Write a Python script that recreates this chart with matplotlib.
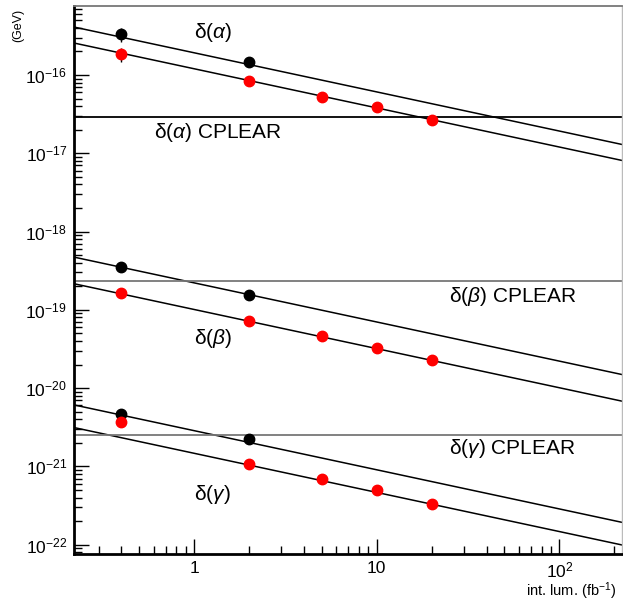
import numpy as np
import matplotlib
matplotlib.use('Agg')
import matplotlib.pyplot as plt
from matplotlib.ticker import FixedLocator, FixedFormatter, LogLocator, NullFormatter

plt.rcParams['font.family'] = ['Liberation Sans', 'DejaVu Sans']
plt.rcParams['mathtext.fontset'] = 'custom'
plt.rcParams['mathtext.rm'] = 'Liberation Sans'
plt.rcParams['mathtext.it'] = 'Liberation Sans:italic'

# integrated luminosity (fb^-1)
lum_black = [0.4, 2]
lum_red = [0.4, 2, 5, 10, 20]

# delta(alpha)
alpha_black = [3.3e-16, 1.45e-16]
alpha_black_err = [0.7e-16, 0.0]
alpha_red = [1.84e-16, 8.4e-17, 5.28e-17, 3.93e-17, 2.65e-17]
alpha_red_err = [0.38e-16, 0, 0, 0, 0]

# delta(beta)
beta_black = [3.49e-19, 1.56e-19]
beta_red = [1.62e-19, 7.2e-20, 4.58e-20, 3.28e-20, 2.3e-20]

# delta(gamma)
gamma_black = [4.72e-21, 2.21e-21]
gamma_red = [3.69e-21, 1.08e-21, 6.82e-22, 4.93e-22, 3.3e-22]

# 1/sqrt(L) fit normalisations (value at L = 1)
fit_black = [1.92e-16, 2.21e-19, 2.86e-21]
fit_red = [1.2e-16, 1.01e-19, 1.47e-21]

# CPLEAR limits
cplear = [2.93e-17, 2.32e-19, 2.51e-21]
cplear_col = ['black', '#777777', '#777777']

x_ticks = [1, 10, 100]
x_ticklabels = ['1', '10', r'$10^{2}$']
y_ticks = [1e-22, 1e-21, 1e-20, 1e-19, 1e-18, 1e-17, 1e-16]
y_ticklabels = [r'$10^{-22}$', r'$10^{-21}$', r'$10^{-20}$', r'$10^{-19}$',
                r'$10^{-18}$', r'$10^{-17}$', r'$10^{-16}$']

xmin, xmax = 0.22, 220
ymin, ymax = 7.6e-23, 7.6e-16

fig = plt.figure(figsize=(6.23, 6.01), dpi=100)
ax = fig.add_axes([74 / 623, 47 / 601, 548 / 623, 548 / 601])
ax.set_xscale('log')
ax.set_yscale('log')
ax.set_xlim(xmin, xmax)
ax.set_ylim(ymin, ymax)

xl = np.array([xmin, xmax])
for a in fit_black + fit_red:
    ax.plot(xl, a / np.sqrt(xl), color='black', lw=1.1)

for c, col in zip(cplear, cplear_col):
    ax.axhline(c, color=col, lw=1.3)

ms = 7.5
ax.errorbar(lum_black, alpha_black, yerr=alpha_black_err, fmt='o', color='black', ms=ms, elinewidth=1, capsize=0)
ax.errorbar(lum_red, alpha_red, yerr=alpha_red_err, fmt='o', color='red', ms=ms, ecolor='black', elinewidth=1, capsize=0)
ax.plot(lum_black, beta_black, 'o', color='black', ms=ms)
ax.plot(lum_red, beta_red, 'o', color='red', ms=ms)
ax.plot(lum_black, gamma_black, 'o', color='black', ms=ms)
ax.plot(lum_red, gamma_red, 'o', color='red', ms=ms)


def label(xp, yp, s):
    # position given in picture pixels of the left edge / vertical centre
    ax.text((xp - 74) / 548, (554 - yp) / 548, s, fontsize=15, ha='left', va='center',
            transform=ax.transAxes)


label(194, 32, r'$\mathrm{\delta}(\alpha)$')
label(154, 132, r'$\mathrm{\delta}(\alpha)$ CPLEAR')
label(449, 297, r'$\mathrm{\delta}(\beta)$ CPLEAR')
label(194, 338, r'$\mathrm{\delta}(\beta)$')
label(449, 448, r'$\mathrm{\delta}(\gamma)$ CPLEAR')
label(194, 495, r'$\mathrm{\delta}(\gamma)$')

fig.text(18 / 623, 1 - 25 / 601, '(GeV)', rotation=90, fontsize=9, ha='center', va='center')
fig.text(617 / 623, 1 - 591 / 601, r'int. lum. (fb$^{-1}$)', fontsize=10.5, ha='right', va='center')

ax.xaxis.set_major_locator(FixedLocator(x_ticks))
ax.xaxis.set_major_formatter(FixedFormatter(x_ticklabels))
ax.xaxis.set_minor_locator(LogLocator(base=10, subs=np.arange(2, 10), numticks=20))
ax.xaxis.set_minor_formatter(NullFormatter())
ax.yaxis.set_major_locator(FixedLocator(y_ticks))
ax.yaxis.set_major_formatter(FixedFormatter(y_ticklabels))
ax.yaxis.set_minor_locator(LogLocator(base=10, subs=np.arange(2, 10), numticks=40))
ax.yaxis.set_minor_formatter(NullFormatter())

ax.tick_params(which='both', direction='in', top=False, right=False, labelsize=12.5, width=1)
ax.tick_params(which='major', length=11)
ax.tick_params(axis='y', which='major', pad=5)
ax.tick_params(axis='x', which='major', pad=5)
ax.tick_params(which='minor', length=5.5)

ax.spines['left'].set_linewidth(2)
ax.spines['bottom'].set_linewidth(2)
ax.spines['top'].set_color('#777777')
ax.spines['top'].set_linewidth(1.3)
ax.spines['right'].set_color('#bbbbbb')
ax.spines['right'].set_linewidth(1)

fig.savefig('out.png', dpi=100)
+++
[STATED TASK]: Extract the lines exactly, please: the first line of the listing, the line with "ax.set_ylim(ymin, ymax)", and every line between them, but no pictures.

[COMPLETED TASK]:
Write a Python script that recreates this chart with matplotlib.
import numpy as np
import matplotlib
matplotlib.use('Agg')
import matplotlib.pyplot as plt
from matplotlib.ticker import FixedLocator, FixedFormatter, LogLocator, NullFormatter

plt.rcParams['font.family'] = ['Liberation Sans', 'DejaVu Sans']
plt.rcParams['mathtext.fontset'] = 'custom'
plt.rcParams['mathtext.rm'] = 'Liberation Sans'
plt.rcParams['mathtext.it'] = 'Liberation Sans:italic'

# integrated luminosity (fb^-1)
lum_black = [0.4, 2]
lum_red = [0.4, 2, 5, 10, 20]

# delta(alpha)
alpha_black = [3.3e-16, 1.45e-16]
alpha_black_err = [0.7e-16, 0.0]
alpha_red = [1.84e-16, 8.4e-17, 5.28e-17, 3.93e-17, 2.65e-17]
alpha_red_err = [0.38e-16, 0, 0, 0, 0]

# delta(beta)
beta_black = [3.49e-19, 1.56e-19]
beta_red = [1.62e-19, 7.2e-20, 4.58e-20, 3.28e-20, 2.3e-20]

# delta(gamma)
gamma_black = [4.72e-21, 2.21e-21]
gamma_red = [3.69e-21, 1.08e-21, 6.82e-22, 4.93e-22, 3.3e-22]

# 1/sqrt(L) fit normalisations (value at L = 1)
fit_black = [1.92e-16, 2.21e-19, 2.86e-21]
fit_red = [1.2e-16, 1.01e-19, 1.47e-21]

# CPLEAR limits
cplear = [2.93e-17, 2.32e-19, 2.51e-21]
cplear_col = ['black', '#777777', '#777777']

x_ticks = [1, 10, 100]
x_ticklabels = ['1', '10', r'$10^{2}$']
y_ticks = [1e-22, 1e-21, 1e-20, 1e-19, 1e-18, 1e-17, 1e-16]
y_ticklabels = [r'$10^{-22}$', r'$10^{-21}$', r'$10^{-20}$', r'$10^{-19}$',
                r'$10^{-18}$', r'$10^{-17}$', r'$10^{-16}$']

xmin, xmax = 0.22, 220
ymin, ymax = 7.6e-23, 7.6e-16

fig = plt.figure(figsize=(6.23, 6.01), dpi=100)
ax = fig.add_axes([74 / 623, 47 / 601, 548 / 623, 548 / 601])
ax.set_xscale('log')
ax.set_yscale('log')
ax.set_xlim(xmin, xmax)
ax.set_ylim(ymin, ymax)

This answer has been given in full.